* Start *
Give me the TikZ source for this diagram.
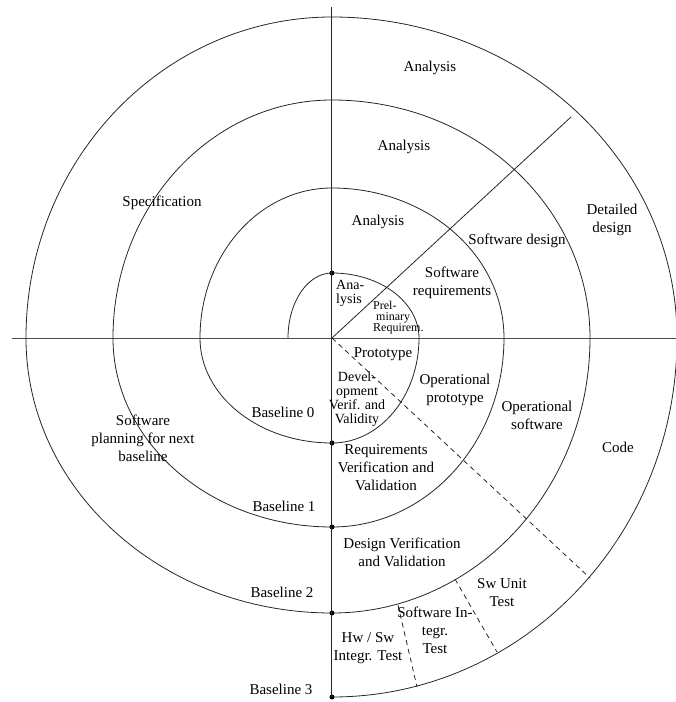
\documentclass[tikz,border=0pt]{standalone}
\usepackage{fontspec}
\setmainfont{Liberation Serif}
\begin{document}
\begin{tikzpicture}[x=1pt,y=1pt,
  line/.style={draw=black!85, line width=0.8pt},
  axisline/.style={draw=black!70, line width=1pt},
  dashline/.style={draw=black!85, line width=0.8pt, dash pattern=on 5pt off 4pt},
  dot/.style={circle, fill=black, inner sep=0pt, minimum size=5pt},
  lbl/.style={font=\fontsize{15}{18}\selectfont, align=center, inner sep=0pt},
  small/.style={font=\fontsize{14}{14}\selectfont, align=center, inner sep=0pt},
  tiny/.style={font=\fontsize{12}{11}\selectfont, align=left, inner sep=0pt}
]
\useasboundingbox (-332,-364) rectangle (344,338);

% axes
\coordinate (O) at (0,0);
\coordinate (west) at (-320,0);
\coordinate (east) at (344,0);
\coordinate (north) at (0,331);
\draw[axisline] (west) -- (east);

% spiral of quarter arcs (left, top, right, bottom radii growing each turn)
\draw[line]
  (-44,0) arc[start angle=180, end angle=90, x radius=44, y radius=65]
          arc[start angle=90, end angle=0, x radius=87, y radius=65]
          arc[start angle=0, end angle=-90, x radius=87, y radius=105]
          arc[start angle=-90, end angle=-180, x radius=132, y radius=105]
          arc[start angle=180, end angle=90, x radius=132, y radius=150]
          arc[start angle=90, end angle=0, x radius=172, y radius=150]
          arc[start angle=0, end angle=-90, x radius=172, y radius=189]
          arc[start angle=-90, end angle=-180, x radius=219, y radius=189]
          arc[start angle=180, end angle=90, x radius=219, y radius=238]
          arc[start angle=90, end angle=0, x radius=258, y radius=238]
          arc[start angle=0, end angle=-90, x radius=258, y radius=275]
          arc[start angle=-90, end angle=-180, x radius=306, y radius=275]
          arc[start angle=180, end angle=90, x radius=306, y radius=321]
          arc[start angle=90, end angle=0, x radius=345, y radius=321]
          arc[start angle=0, end angle=-90, x radius=345, y radius=359];

% baseline points on the vertical axis
\node[dot] (a0) at (0,65) {};
\node[dot] (b0) at (0,-105) {};
\node[dot] (b1) at (0,-189) {};
\node[dot] (b2) at (0,-275) {};
\node[dot] (b3) at (0,-359) {};
\draw[line, line width=1pt] (north) -- (b3.center);

% diagonal separators
\coordinate (ne) at (239,221);
\coordinate (se) at (258,-240);
\draw[line] (O) -- (ne);
\draw[dashline] (O) -- (se);

% test phase separators
\coordinate (t1a) at (66,-267);
\coordinate (t1b) at (85,-349);
\coordinate (t2a) at (123,-241);
\coordinate (t2b) at (165,-314);
\draw[dashline] (t1a) -- (t1b);
\draw[dashline] (t2a) -- (t2b);

% labels
\node[lbl] (an3) at (98,270) {Analysis};
\node[lbl] (an2) at (72,191) {Analysis};
\node[lbl] (an1) at (46,116) {Analysis};
\node[small, align=left, anchor=west] (an0) at (4,45) {Ana-\\lysis};
\node[tiny, anchor=west] (prel) at (41,20) {Prel-\\\ minary\\Requirem.};
\node[lbl] (swreq) at (120,55) {Software\\requirements};
\node[lbl] (swdes) at (185,97) {Software design};
\node[lbl] (detdes) at (280,118) {Detailed\\design};
\node[lbl] (spec) at (-170,135) {Specification};
\node[lbl] (proto) at (51,-16) {Prototype};
\node[small] (devel) at (25,-61) {Devel-\\opment\\Verif. and\\Validity};
\node[lbl] (opproto) at (123,-52) {Operational\\prototype};
\node[lbl] (opsw) at (205,-77) {Operational\\software};
\node[lbl] (code) at (286,-109) {Code};
\node[lbl] (reqvv) at (54,-130) {Requirements\\Verification and\\Validation};
\node[lbl] (desvv) at (70,-214) {Design Verification\\and Validation};
\node[lbl] (bl0) at (-49,-74) {Baseline 0};
\node[lbl] (bl1) at (-48,-168) {Baseline 1};
\node[lbl] (bl2) at (-50,-254) {Baseline 2};
\node[lbl] (bl3) at (-51,-351) {Baseline 3};
\node[lbl] (plan) at (-189,-100) {Software\\planning for next\\baseline};
\node[lbl] (unit) at (170,-255) {Sw Unit\\Test};
\node[lbl] (integ) at (103,-292) {Software In-\\tegr.\\Test};
\node[lbl] (hwsw) at (36,-310) {Hw / Sw\\Integr. Test};
\end{tikzpicture}
\end{document}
* End *
SET EXERCISE: Reproduce the material above in full, exactly, with no images.

ANSWER TO THIS PROBLEM:
Give me the TikZ source for this diagram.
\documentclass[tikz,border=0pt]{standalone}
\usepackage{fontspec}
\setmainfont{Liberation Serif}
\begin{document}
\begin{tikzpicture}[x=1pt,y=1pt,
  line/.style={draw=black!85, line width=0.8pt},
  axisline/.style={draw=black!70, line width=1pt},
  dashline/.style={draw=black!85, line width=0.8pt, dash pattern=on 5pt off 4pt},
  dot/.style={circle, fill=black, inner sep=0pt, minimum size=5pt},
  lbl/.style={font=\fontsize{15}{18}\selectfont, align=center, inner sep=0pt},
  small/.style={font=\fontsize{14}{14}\selectfont, align=center, inner sep=0pt},
  tiny/.style={font=\fontsize{12}{11}\selectfont, align=left, inner sep=0pt}
]
\useasboundingbox (-332,-364) rectangle (344,338);

% axes
\coordinate (O) at (0,0);
\coordinate (west) at (-320,0);
\coordinate (east) at (344,0);
\coordinate (north) at (0,331);
\draw[axisline] (west) -- (east);

% spiral of quarter arcs (left, top, right, bottom radii growing each turn)
\draw[line]
  (-44,0) arc[start angle=180, end angle=90, x radius=44, y radius=65]
          arc[start angle=90, end angle=0, x radius=87, y radius=65]
          arc[start angle=0, end angle=-90, x radius=87, y radius=105]
          arc[start angle=-90, end angle=-180, x radius=132, y radius=105]
          arc[start angle=180, end angle=90, x radius=132, y radius=150]
          arc[start angle=90, end angle=0, x radius=172, y radius=150]
          arc[start angle=0, end angle=-90, x radius=172, y radius=189]
          arc[start angle=-90, end angle=-180, x radius=219, y radius=189]
          arc[start angle=180, end angle=90, x radius=219, y radius=238]
          arc[start angle=90, end angle=0, x radius=258, y radius=238]
          arc[start angle=0, end angle=-90, x radius=258, y radius=275]
          arc[start angle=-90, end angle=-180, x radius=306, y radius=275]
          arc[start angle=180, end angle=90, x radius=306, y radius=321]
          arc[start angle=90, end angle=0, x radius=345, y radius=321]
          arc[start angle=0, end angle=-90, x radius=345, y radius=359];

% baseline points on the vertical axis
\node[dot] (a0) at (0,65) {};
\node[dot] (b0) at (0,-105) {};
\node[dot] (b1) at (0,-189) {};
\node[dot] (b2) at (0,-275) {};
\node[dot] (b3) at (0,-359) {};
\draw[line, line width=1pt] (north) -- (b3.center);

% diagonal separators
\coordinate (ne) at (239,221);
\coordinate (se) at (258,-240);
\draw[line] (O) -- (ne);
\draw[dashline] (O) -- (se);

% test phase separators
\coordinate (t1a) at (66,-267);
\coordinate (t1b) at (85,-349);
\coordinate (t2a) at (123,-241);
\coordinate (t2b) at (165,-314);
\draw[dashline] (t1a) -- (t1b);
\draw[dashline] (t2a) -- (t2b);

% labels
\node[lbl] (an3) at (98,270) {Analysis};
\node[lbl] (an2) at (72,191) {Analysis};
\node[lbl] (an1) at (46,116) {Analysis};
\node[small, align=left, anchor=west] (an0) at (4,45) {Ana-\\lysis};
\node[tiny, anchor=west] (prel) at (41,20) {Prel-\\\ minary\\Requirem.};
\node[lbl] (swreq) at (120,55) {Software\\requirements};
\node[lbl] (swdes) at (185,97) {Software design};
\node[lbl] (detdes) at (280,118) {Detailed\\design};
\node[lbl] (spec) at (-170,135) {Specification};
\node[lbl] (proto) at (51,-16) {Prototype};
\node[small] (devel) at (25,-61) {Devel-\\opment\\Verif. and\\Validity};
\node[lbl] (opproto) at (123,-52) {Operational\\prototype};
\node[lbl] (opsw) at (205,-77) {Operational\\software};
\node[lbl] (code) at (286,-109) {Code};
\node[lbl] (reqvv) at (54,-130) {Requirements\\Verification and\\Validation};
\node[lbl] (desvv) at (70,-214) {Design Verification\\and Validation};
\node[lbl] (bl0) at (-49,-74) {Baseline 0};
\node[lbl] (bl1) at (-48,-168) {Baseline 1};
\node[lbl] (bl2) at (-50,-254) {Baseline 2};
\node[lbl] (bl3) at (-51,-351) {Baseline 3};
\node[lbl] (plan) at (-189,-100) {Software\\planning for next\\baseline};
\node[lbl] (unit) at (170,-255) {Sw Unit\\Test};
\node[lbl] (integ) at (103,-292) {Software In-\\tegr.\\Test};
\node[lbl] (hwsw) at (36,-310) {Hw / Sw\\Integr. Test};
\end{tikzpicture}
\end{document}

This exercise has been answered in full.